Beyond the immediate hit to banks, the biggest fear is that of contagion -- a difficult-to-predict chain reaction that could roil markets and make it harder for other indebted countries to cope with their debts, with the result being higher borrowing costs for eurozone countries.
Some even say the end of that road could be one or more of the weakest euro members -- such as Greece -- leaving the shared currency, though the political will to prevent that remains strong.
Some are comparing a Greek default to the collapse of U.S. investment bank Lehman Brothers in September, 2008, which triggered the most severe phase of the world financial crisis, freezing credit markets and leading to a slump in global trade.
It's not clear a Greek default would be that sweeping, but economists say that like Lehman's collapse, its damage could be greater than expected.
"The risk of a 'Lehman moment' for the eurozone is increasing," says Neil MacKinnon, analyst at VTB Capital. "The nature of the eurozone debt and banking crisis is similar to previous financial crises in modern times because of the inter-connectedness between the banking sectors and government debt."
Now last time I checked, Greece (the country, some $330 billion in GDP) was only about half the size of Lehman Brothers (the company, some $600 billion in assets) was when it fell. But the problem, as it was with Lehman, is counterparties.
A whole mess of European banks own Greek bonds right now, and Greek bonds are getting to the "completely worthless" stage of the game. Greek 2-year rates are now above 30%. the equivalent of big red AWOOOGA "Nigerian email scam" klaxons. Imagine how bad your credit would have to be to get a 30% interest rate on a credit card, and you see the kind of trouble Greece is in.
The bottom line is that the fate of the Greek government will be decided in the next several days, perhaps as soon as Sunday. If the Greek vote to accept the EU's bailout terms fails, then literally all bets are off as to what will happen.
I've been chasing the Greek Fire story for over a year now, and it's looking like things about to go up in a towering inferno very very soon. Iceland defaulted on $85 billion three years ago, and they're back in the game now. But an Iceland style default plan may not work on Greece.
“People should be careful when it comes to drawing comparisons between Iceland on the one hand, and Greece, Portugal, Spain and Ireland on the other,” Finance Minister Steingrimur J. Sigfusson said in an interview in Reykjavik. “Iceland didn’t have the ability to save the banks. Trying to rewrite the events that led to that eventuality as some sort of an export product is irresponsible.”

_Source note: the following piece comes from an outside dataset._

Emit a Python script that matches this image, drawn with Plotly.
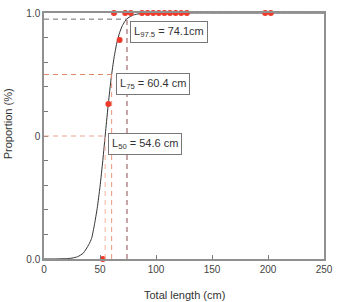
import plotly.graph_objects as go

# Observed proportions (red points)
obs_len = [52.5, 57.5, 62.5, 67.5, 72.5, 77.5, 87.5, 92.5, 97.5, 102.5, 107.5,
           112.5, 117.5, 122.5, 127.5, 197.5, 202.5]
obs_prop = [0.0, 0.63, 1.0, 0.89, 1.0, 1.0, 1.0, 1.0, 1.0, 1.0, 1.0,
            1.0, 1.0, 1.0, 1.0, 1.0, 1.0]

# Fitted maturity curve
curve_len = [0, 10, 20, 25, 30, 35, 40, 42.5, 45, 47.5, 50, 52.5, 55, 57.5, 60,
             62.5, 65, 67.5, 70, 72.5, 75, 80, 85, 90, 100, 120, 150, 200, 250]
curve_prop = [0.0, 0.0002, 0.0014, 0.0036, 0.0093, 0.0236, 0.0588, 0.084, 0.139,
              0.206, 0.294, 0.40, 0.519, 0.634, 0.736, 0.817, 0.878, 0.920,
              0.949, 0.968, 0.980, 0.992, 0.997, 0.9988, 0.9998, 1.0, 1.0, 1.0, 1.0]

# Reference lengths
ref_p = [0.5, 0.75, 0.975]
ref_len = [54.6, 60.4, 74.1]
ref_lab = ["L<sub>50</sub> = 54.6 cm", "L<sub>75</sub> = 60.4 cm", "L<sub>97.5</sub> = 74.1cm"]
h_colors = ["#f2a48e", "#d98a66", "#6e6e6e"]
v_colors = ["#f4b3a2", "#ea9478", "#8e4a52"]
lab_pos_x = [57.5, 64.0, 76.5]
lab_pos_y = [0.513, 0.755, 0.966]

yticks = [0.0, 0.5, 1.0]
ytext = ["0.0", "0", "1.0"]
xticks = [0, 50, 100, 150, 200, 250]

fig = go.Figure()

shapes = []
for p, L, hc, vc in zip(ref_p, ref_len, h_colors, v_colors):
    shapes.append(dict(type="line", xref="x", yref="y", x0=0, x1=L, y0=p, y1=p,
                       line=dict(color=hc, width=1, dash="5px,4px"), layer="above"))
    shapes.append(dict(type="line", xref="x", yref="y", x0=L, x1=L, y0=0, y1=p,
                       line=dict(color=vc, width=1, dash="5px,4px"), layer="above"))

fig.add_trace(go.Scatter(x=curve_len, y=curve_prop, mode="lines",
                         line=dict(color="#333333", width=1, shape="spline", smoothing=0.6),
                         hoverinfo="skip", showlegend=False))
fig.add_trace(go.Scatter(x=obs_len, y=obs_prop, mode="markers",
                         marker=dict(color="#ee3a2a", size=6),
                         cliponaxis=False, showlegend=False))

annotations = []
for t, ax_, ay_ in zip(ref_lab, lab_pos_x, lab_pos_y):
    annotations.append(dict(x=ax_, y=ay_, xref="x", yref="y", text=t, showarrow=False,
                            xanchor="left", yanchor="top", align="left",
                            font=dict(family="Liberation Sans, Arial", size=11, color="#333333"),
                            bgcolor="white", bordercolor="#777777", borderwidth=1, borderpad=3))
annotations.append(dict(x=0.5, y=-0.147, xref="paper", yref="paper", text="Total length (cm)",
                        showarrow=False, xanchor="center", yanchor="middle",
                        font=dict(family="Liberation Sans, Arial", size=11, color="#333333")))
annotations.append(dict(x=-0.13, y=0.55, xref="paper", yref="paper", text="Proportion (%)",
                        textangle=-90, showarrow=False, xanchor="center", yanchor="middle",
                        font=dict(family="Liberation Sans, Arial", size=11, color="#333333")))

fig.update_layout(
    width=340, height=302,
    margin=dict(l=44, r=7, t=12, b=43),
    paper_bgcolor="white", plot_bgcolor="white",
    shapes=shapes, annotations=annotations,
    showlegend=False,
    font=dict(family="Liberation Sans, Arial", size=10, color="#444444"),
)
fig.update_xaxes(range=[0, 250], tickvals=xticks, ticktext=[str(v) for v in xticks],
                 ticks="inside", ticklen=4, tickcolor="#777777",
                 showline=True, linecolor="#909090", linewidth=1.5, mirror=True,
                 showgrid=False, zeroline=False, fixedrange=True)
fig.update_yaxes(range=[0, 1], tickvals=yticks, ticktext=ytext,
                 ticks="inside", ticklen=4, tickcolor="#777777",
                 minor=dict(ticks="inside", tick0=0, dtick=0.1, ticklen=4,
                            tickcolor="#777777", showgrid=False),
                 showline=True, linecolor="#909090", linewidth=1.5, mirror=True,
                 showgrid=False, zeroline=False, fixedrange=True)

fig.write_html("out.html", config={"displayModeBar": False})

Iceland’s success in rebuilding its economy has been contrasted with the plight of euro member Ireland by economists including Nobel laureate Paul Krugman. Ireland, where most bank debt has been protected by a state guarantee since 2008, would have been better off using Iceland’s “bankrupting yourself to recovery” model, Krugman argued in a Nov. 24 New York Times column. Sigfusson says the advice could be dangerous, as European leaders try to agree on how investors share the cost of a second Greek rescue.
Then again...it might work. The sure losers will be the European banks of course...but how much damage will they do as they thrash about on fire?